Horace Hayman Wilson (26 September 1786 – 8 May 1860) was an English orientalist.


  • These lectures were written to help candidates for a prize of Pound Sterling 200- given by John Muir, a well-known old Haileybury man and great Sanskrit scholar, for the best refutation of the Hindu Religious System.
    • On his book on 'The Religious and Philosophical System of the Hindus'. in Shourie, Arun (1994). Missionaries in India: Continuities, changes, dilemmas. New Delhi : Rupa & Co, 1994 [1]
  • The system of learning Bengalee among the natives .... their notion of learning Bengalee was by learning Sanscrit. If you make a man a good Sanscrit scholar he will be able to write Bengalee with perfect accuracy and elegance.... Bengalee is the language most akin to Sanscrit. I have taken pains to ascertain the proportion of Sanscrit in the first 500 words... they amount to 350.... Sanscrit forms the very body of most of the dialects, particularly of Upper India, and though it is not so essentially a part of the languages of Southern India, yet it enters so largely into the composition of even the language of Malabar, that four-fifths of the words are Sanscrit.

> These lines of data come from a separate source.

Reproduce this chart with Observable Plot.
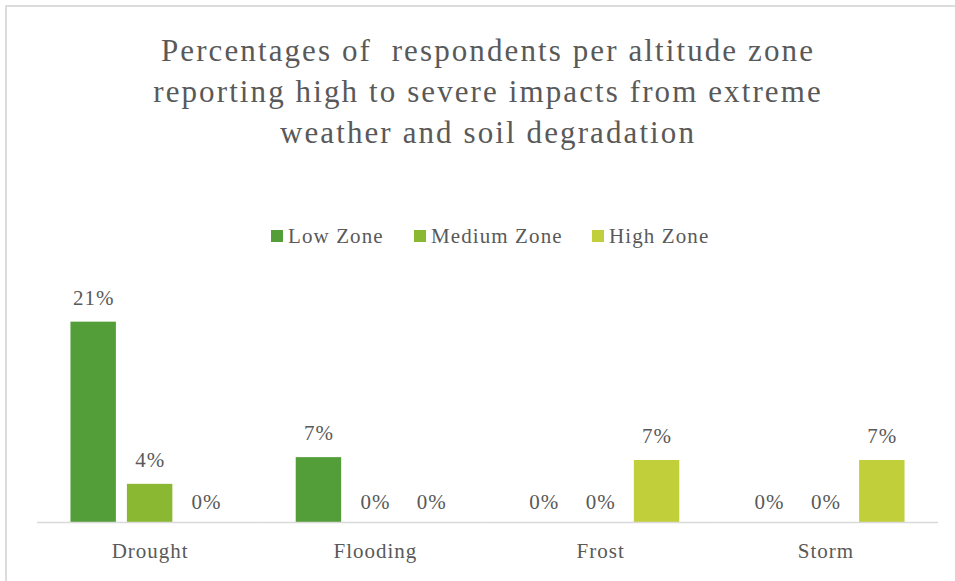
<!DOCTYPE html>
<html>
<head>
<meta charset="utf-8">
<script src="https://cdn.jsdelivr.net/npm/d3@7"></script>
<script src="https://cdn.jsdelivr.net/npm/@observablehq/plot@0.6"></script>
<style>
  html, body { margin: 0; padding: 0; background: #ffffff; }
  body { width: 955px; height: 581px; position: relative; overflow: hidden;
         font-family: "Liberation Serif", "DejaVu Serif", serif; color: #595959; }
  #frame { position: absolute; left: 5px; top: 5px; width: 1200px; height: 1200px;
           border-left: 2px solid #dcdcdc; border-top: 2px solid #dcdcdc; }
  #title { position: absolute; left: 0; top: 30px; width: 976px; text-align: center;
           font-size: 31px; line-height: 41px; letter-spacing: 2.1px; color: #595959; }
  .legend-item { position: absolute; top: 224px; display: flex; align-items: center;
                 font-size: 21px; line-height: 24px; letter-spacing: 1.1px;
                 color: #595959; white-space: nowrap; }
  .legend-item .swatch { width: 12px; height: 12px; margin-right: 5px; flex: none; }
  #chart { position: absolute; left: 0; top: 260px; }
</style>
</head>
<body>
<div id="frame"></div>
<div id="title">Percentages of&nbsp; respondents per altitude zone<br>reporting high to severe impacts from extreme<br>weather and soil degradation</div>
<div id="legend"></div>
<div id="chart"></div>
<script>
// Hazard categories along the bottom axis
const categories = ["Drought", "Flooding", "Frost", "Storm"];
// Altitude zones (one bar per zone in each category)
const zones = ["Low Zone", "Medium Zone", "High Zone"];
// Share of respondents (%) reporting high to severe impacts, per zone
const lowZone = [21, 6.8, 0, 0];
const mediumZone = [4, 0, 0, 0];
const highZone = [0, 0, 6.5, 6.5];
const zoneColors = ["#549E39", "#8AB833", "#C0CF3A"];

const series = [lowZone, mediumZone, highZone];
const rows = [];
categories.forEach((category, i) => {
  zones.forEach((zone, j) => {
    rows.push({category, zone, value: series[j][i]});
  });
});

// Legend
const legendLeft = [271, 414, 592];
const legend = document.getElementById("legend");
zones.forEach((zone, j) => {
  const item = document.createElement("div");
  item.className = "legend-item";
  item.style.left = legendLeft[j] + "px";
  const sw = document.createElement("span");
  sw.className = "swatch";
  sw.style.background = zoneColors[j];
  item.appendChild(sw);
  item.appendChild(document.createTextNode(zone));
  legend.appendChild(item);
});

const pct = d => Math.round(d.value) + "%";
const labelOptions = {fx: "category", x: "zone", y: "value", text: pct, fill: "#595959", fontSize: 21};

const chart = Plot.plot({
  width: 955,
  height: 321,
  marginLeft: 37,
  marginRight: 17,
  marginTop: 23.5,
  marginBottom: 59,
  fx: {domain: categories, padding: 0, round: false, label: null},
  x: {domain: zones, paddingInner: 0.195, paddingOuter: 0.593, round: false, axis: null},
  y: {domain: [0, 25], axis: null},
  color: {domain: zones, range: zoneColors},
  style: {
    fontFamily: "'Liberation Serif', 'DejaVu Serif', serif",
    fontSize: "21px",
    letterSpacing: "1px",
    color: "#595959",
    background: "transparent",
    overflow: "visible"
  },
  marks: [
    Plot.barY(rows, {fx: "category", x: "zone", y: "value", fill: "zone"}),
    Plot.ruleY([0], {stroke: "#d9d9d9", strokeWidth: 1.5}),
    // value labels above the bars; empty bars get their label a little lower
    Plot.text(rows.filter(d => d.value > 0), {...labelOptions, dy: -24}),
    Plot.text(rows.filter(d => d.value === 0), {...labelOptions, dy: -20}),
    Plot.axisFx({anchor: "bottom", tickSize: 0, tickPadding: 21, fontSize: 21, fill: "#595959", label: null})
  ]
});
document.getElementById("chart").appendChild(chart);
</script>
</body>
</html>
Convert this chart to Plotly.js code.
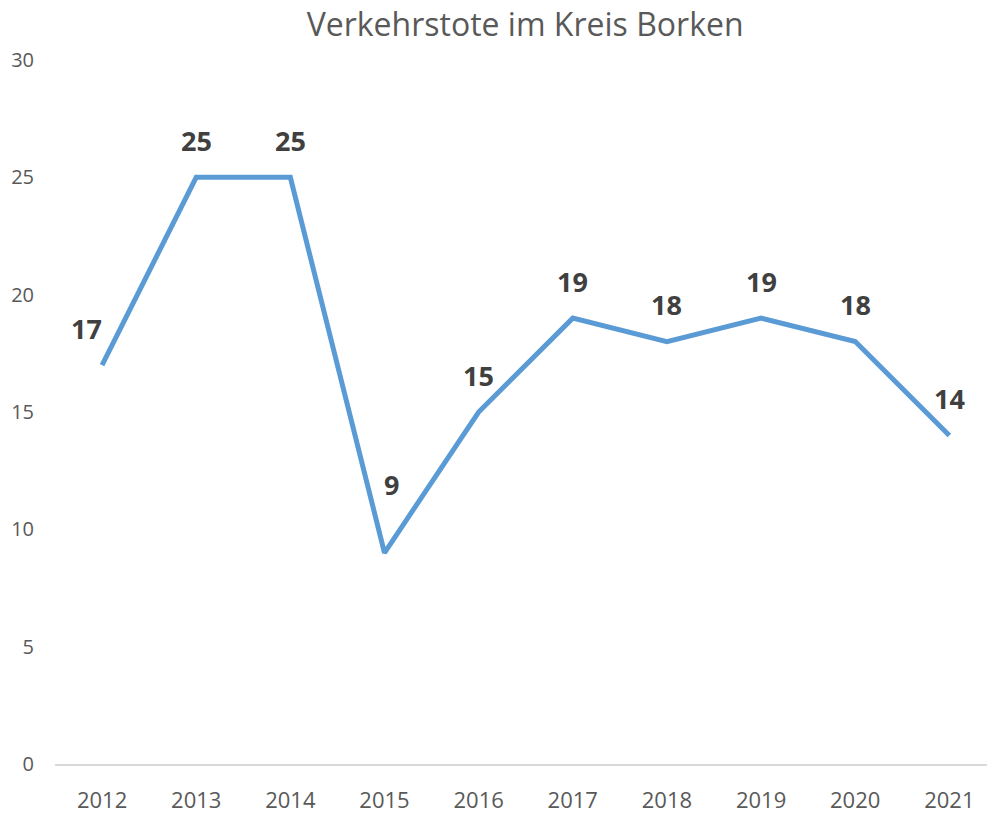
<!DOCTYPE html>
<html>
<head>
<meta charset="utf-8">
<script src="https://cdn.plot.ly/plotly-3.0.1.min.js"></script>
<style>html,body{margin:0;padding:0;background:#fff;}#chart{width:987px;height:814px;}</style>
</head>
<body>
<div id="chart"></div>
<script>
var years = ["2012","2013","2014","2015","2016","2017","2018","2019","2020","2021"];
var deaths = [17, 25, 25, 9, 15, 19, 18, 19, 18, 14];
var yTicks = [0, 5, 10, 15, 20, 25, 30];

// label placement nudges (pixels): default above the point
var labelNudge = {"2012": [-16, 37], "2015": [7, 68]};

var annotations = [];
for (var i = 0; i < years.length; i++) {
  var n = labelNudge[years[i]] || [0, 37];
  annotations.push({
    x: i, y: deaths[i], xref: "x", yref: "y",
    text: "<b>" + deaths[i] + "</b>", showarrow: false,
    xshift: n[0], yshift: n[1],
    font: {family: "Open Sans", size: 27, color: "#404040"}
  });
}

var trace = {
  x: years, y: deaths, type: "scatter", mode: "lines",
  line: {color: "#5B9BD5", width: 5},
  hoverinfo: "x+y"
};

var layout = {
  width: 987, height: 814,
  margin: {l: 55, r: 0, t: 60, b: 50},
  paper_bgcolor: "#fff", plot_bgcolor: "#fff",
  showlegend: false,
  title: {
    text: "Verkehrstote im Kreis Borken",
    font: {family: "Open Sans", size: 32, color: "#595959"},
    x: 0.532, xref: "container", xanchor: "center",
    y: 0.97, yref: "container", yanchor: "middle"
  },
  xaxis: {
    type: "category", range: [-0.5, 9.4],
    showgrid: false, zeroline: false,
    showline: true, linecolor: "#D9D9D9", linewidth: 2,
    ticks: "", ticklabelstandoff: 16,
    tickfont: {family: "Open Sans", size: 22, color: "#595959"}
  },
  yaxis: {
    range: [0, 30], tickvals: yTicks,
    showgrid: false, zeroline: false, showline: false,
    ticks: "", ticklabelstandoff: 20,
    tickfont: {family: "Open Sans", size: 20, color: "#595959"}
  },
  annotations: annotations
};

Plotly.newPlot("chart", [trace], layout, {displayModeBar: false, staticPlot: true});
</script>
</body>
</html>
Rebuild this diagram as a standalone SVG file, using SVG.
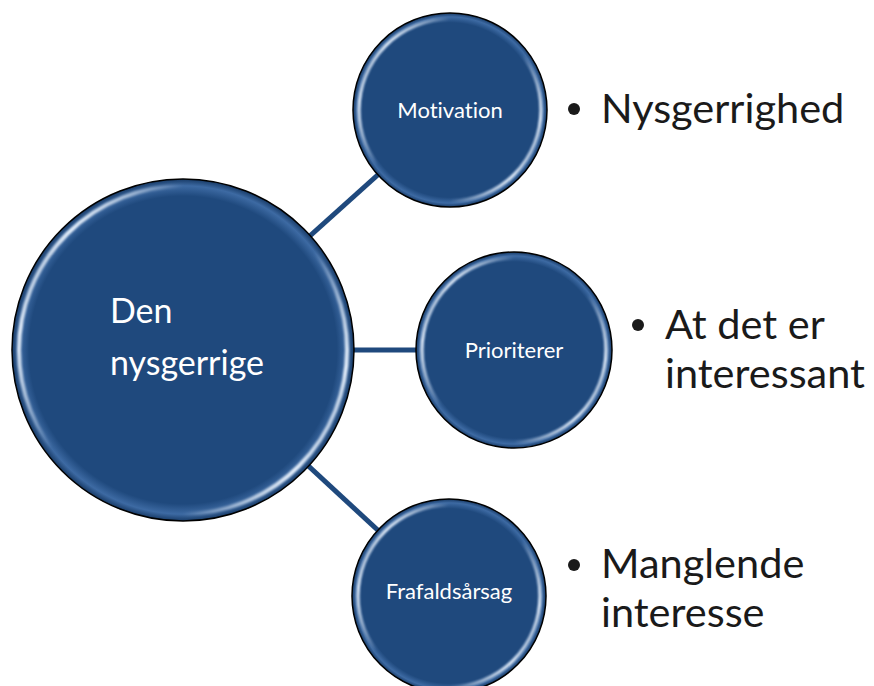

    • HH Wilson in in Shourie, Arun (1994). Missionaries in India: Continuities, changes, dilemmas. New Delhi : Rupa & Co, 1994
  • “By annihilating native literature, by sweeping away from all sources of pride and pleasure in their own mental efforts, by rendering a whole people dependent upon a remote and unknown country for all their ideas and the words in which to clothe them, we should degrade their character, depress their energies and render them incapable of aspiring to any intellectual distinction.”
    • Horace Wilson: “Education of the natives of India”, Asiatic Journal (1836), quoted p.26) quoted from Koenraad Elst, On Modi Time : Merits And Flaws of Hindu Activism In Its Day Of Incumbency – 2015 Ch 29
  • The Brahmans who compiled," says H. H. Wilson, "a code Hindu law, by command of Warren Hastings preface their performance by affirming the equal merit of every form of religious worship. Contrarities of belief, and diversities of religion, they say, are in fact part of the scheme of Providence; for as a painter gives beauty to a picture by a variety of colours, or as a gardener embellishes his garden with flowers of every hue, so God appointed to every tribe its own religion."